Pierre Turlur s’est installé il y a longtemps au Japon pour enseigner la littérature, la philosophie et la langue française. Pratiquant le zen, il est devenu moine en 1983.
Son livre est construit autour d’un recueil d’aphorismes, poèmes, pensées brèves de la tradition zen, issus du taoïsme, du bouddhisme chan ou du confucianisme qu’il présente en quatre grandes parties : vivre, abandonner, voir, réaliser, qui orientent vers la pratique : « s’étudier soi-même (pratique juste), s’oublier soi-même (attitude juste), être illuminé par les dix mille dharmas (compréhension juste), se libérer du corps et de l’esprit (réalisation juste) ». Nombre de ces aphorismes sont issus d’Aphorismes de la forêt du zen, « une anthologie en idéogrammes chinois que nous devons au pinceau alerte et consciencieux de Tōyō Eichō du Myōshinji de Kyōto, qui compila au XVème siècle toute une littérature empruntée à des traditions les plus diverses. »
Pierre Turlur ne commente pas directement les textes choisis qui se suffisent à eux-mêmes, il les inscrit dans son propos qu’ils viennent annoncer, ponctuer, illustrer ou rehausser afin de dessiner un chemin.
« Une citation fulgurante de Mumon Rōshi :
« En marchant
J’atteins l’endroit où naissent les rivières Assis
Je contemple l’instant où naissent les nuages. »
Toute la question est de s’abandonner à la source ou d’y revenir. Ne pas se perdre dans les méandres ni à la périphérie des choses. Ne pas s’arrêter dans l’orbe ou l’amble de ce qui apparaît. Plutôt que de s’égarer dans le miroir qui grise les reines pourries et les spectres qui hantent les réseaux sociaux et les marécages numériques, aller avec ce qui va et vient ; ne plus tergiverser, peser, mesurer, évaluer.
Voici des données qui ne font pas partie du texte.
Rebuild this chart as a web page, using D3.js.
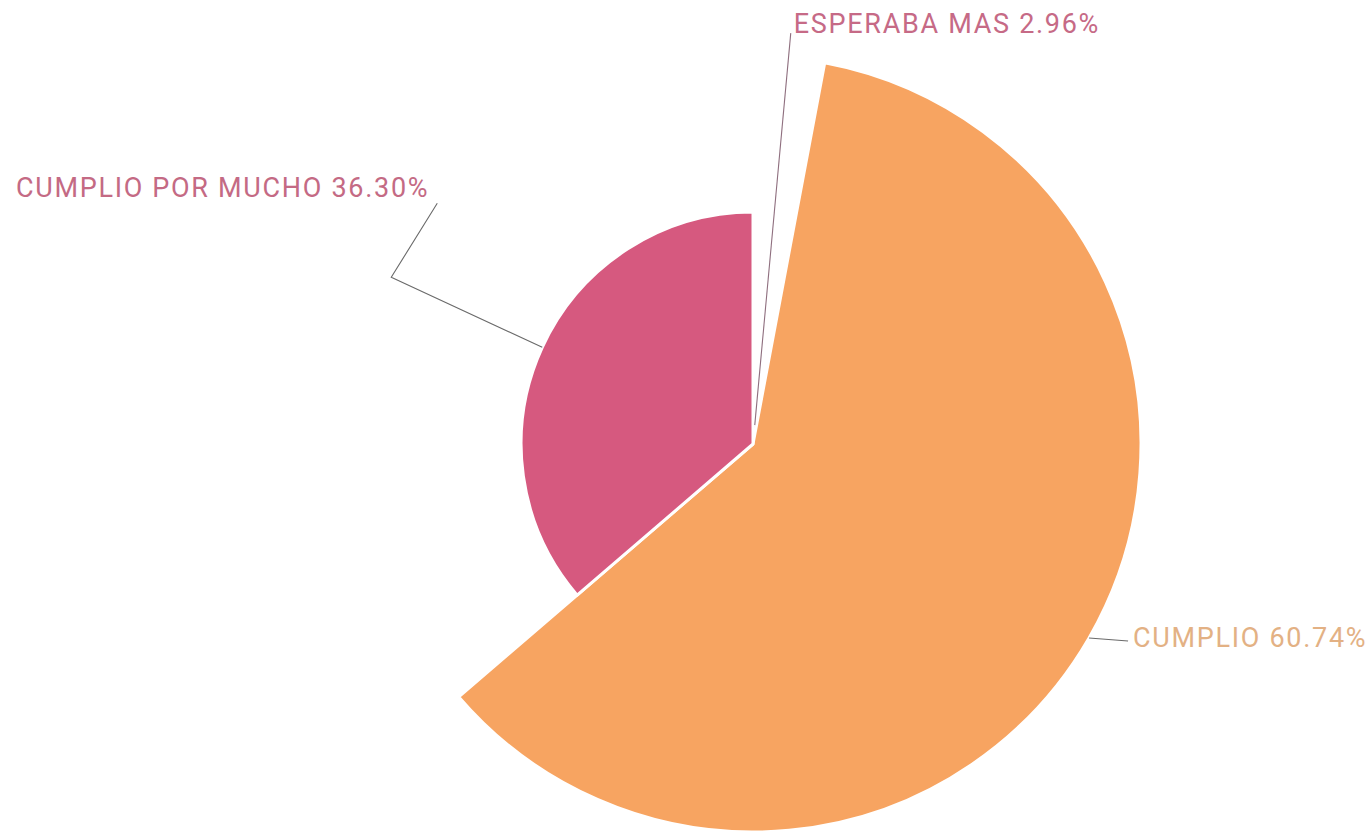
<!DOCTYPE html>
<html>
<head>
<meta charset="utf-8">
<script src="https://cdn.jsdelivr.net/npm/d3@7/dist/d3.min.js"></script>
<style>
  html, body { margin: 0; padding: 0; background: #fff; }
  svg { display: block; }
  .lbl { font-family: Roboto, "Noto Sans", sans-serif; letter-spacing: 1.7px; }
</style>
</head>
<body>
<svg id="chart" width="1368" height="835"></svg>
<script>
// data
const categories = ['ESPERABA MAS', 'CUMPLIO', 'CUMPLIO POR MUCHO'];
const percents = [2.96, 60.74, 36.30];
const sliceColors = ['#d2648a', '#f7a461', '#d6597f'];
const labelColors = ['#c66a86', '#e3b184', '#c46a84'];

const W = 1368, H = 835;
const cx = 753, cy = 444, rMax = 388;

const svg = d3.select('#chart');
const g = svg.append('g').attr('transform', `translate(${cx},${cy})`);

const rows = categories.map((c, i) => ({ name: c, value: percents[i], color: sliceColors[i], text: labelColors[i] }));

// rose pie: angle by share, radius by value
const pie = d3.pie().sort(null).value(d => d.value)
    .startAngle(0).endAngle(2 * Math.PI);
const rScale = d3.scaleLinear().domain([0, d3.max(percents)]).range([0, rMax]);

const arcs = pie(rows);
const arc = d3.arc().innerRadius(0).outerRadius(d => rScale(d.data.value));

g.selectAll('path.slice').data(arcs).enter().append('path')
    .attr('class', 'slice')
    .attr('d', arc)
    .attr('fill', d => d.data.color)
    .attr('stroke', '#fff')
    .attr('stroke-width', 3)
    .attr('stroke-linejoin', 'round');

// label line layout: offsets from the slice edge point, text anchor
const labelLayout = [
    { legs: [[36, -392]], dx: 3, dy: 0, anchor: 'start' },
    { legs: [[39, 3]], dx: 5, dy: 6, anchor: 'start' },
    { legs: [[-151, -70], [-105, -144]], dx: -8, dy: -6, anchor: 'end' }
];

function edgePoint(d) {
    const a = (d.startAngle + d.endAngle) / 2;
    const r = rScale(d.data.value);
    return [Math.sin(a) * r, -Math.cos(a) * r];
}

arcs.forEach((d, i) => {
    const p0 = edgePoint(d);
    const lay = labelLayout[i];
    const pts = [p0].concat(lay.legs.map(o => [p0[0] + o[0], p0[1] + o[1]]));
    g.append('path')
        .attr('d', d3.line()(pts))
        .attr('fill', 'none')
        .attr('stroke', i === 0 ? '#8e6e7e' : '#6a6a6a')
        .attr('stroke-width', 1.1);
    const end = pts[pts.length - 1];
    g.append('text')
        .attr('class', 'lbl')
        .attr('x', end[0] + lay.dx)
        .attr('y', end[1] + lay.dy)
        .attr('text-anchor', lay.anchor)
        .attr('font-size', 27)
        .attr('fill', d.data.text)
        .text(`${d.data.name} ${d.data.value.toFixed(2)}%`);
});
</script>
</body>
</html>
S’abandonner enfin à l’enchantement véritable. »
Tout concourt à vivre la réalité ici et maintenant, c’est une question d’attention et de rapport avec ce qui s’offre à nous.
« Le Soi-même y est vérifié par le Soi-même. Le Soi-même est actif en toutes choses dans la totalité dynamique. Se croire séparé et agir de la sorte est essentiellement source de l’illusion même. Penser ou croire que nous sommes séparés, exclus du terrain originel, de notre source, chassés de notre condition première, voilà la cause de la souffrance. (…)
Nous sommes ce que nous recherchons, nous rappelle le maître Menzan. Jijuyu zanmai est précisément l’abandon de toute recherche, de toute quête, et l’actualisation dans le corps-esprit de la voie des Bouddhas. C’est le fait de lâcher l’objet et le sujet, celui ou celle qui perçoit et ce qui est perçu. »
Pierre Turlur met en évidence la très grande subtilité de la voie et la persistance de son mystère.
« Quand un être humain pratique et fait l’expérience de la vérité du Bouddha dans cet état, obtenir un existant est pénétrer un seul existant, rencontrer une action est accomplir une seule action. Dans cet état le lieu existe et le chemin est maîtrisé, et donc ce qu’il faut connaître n’est pas visible. La raison est que ce savoir et la réalisation de l’état de Bouddha apparaissent et sont expérimentés conjointement. N’en déduisez pas que ce qui sera réalisé sera atteint et reconnu par l’intellect. L’expérience de l’état ultime est immédiatement réalisée. En même temps, sa réalité mystérieuse n’est pas nécessairement manifeste. Pourquoi en serions-nous toujours conscients ? »
C’est un très beau livre, profond et au plus proche de la pratique derrière l’érudition certaine, qui concerne les pratiquants au-delà du zen ou du chan.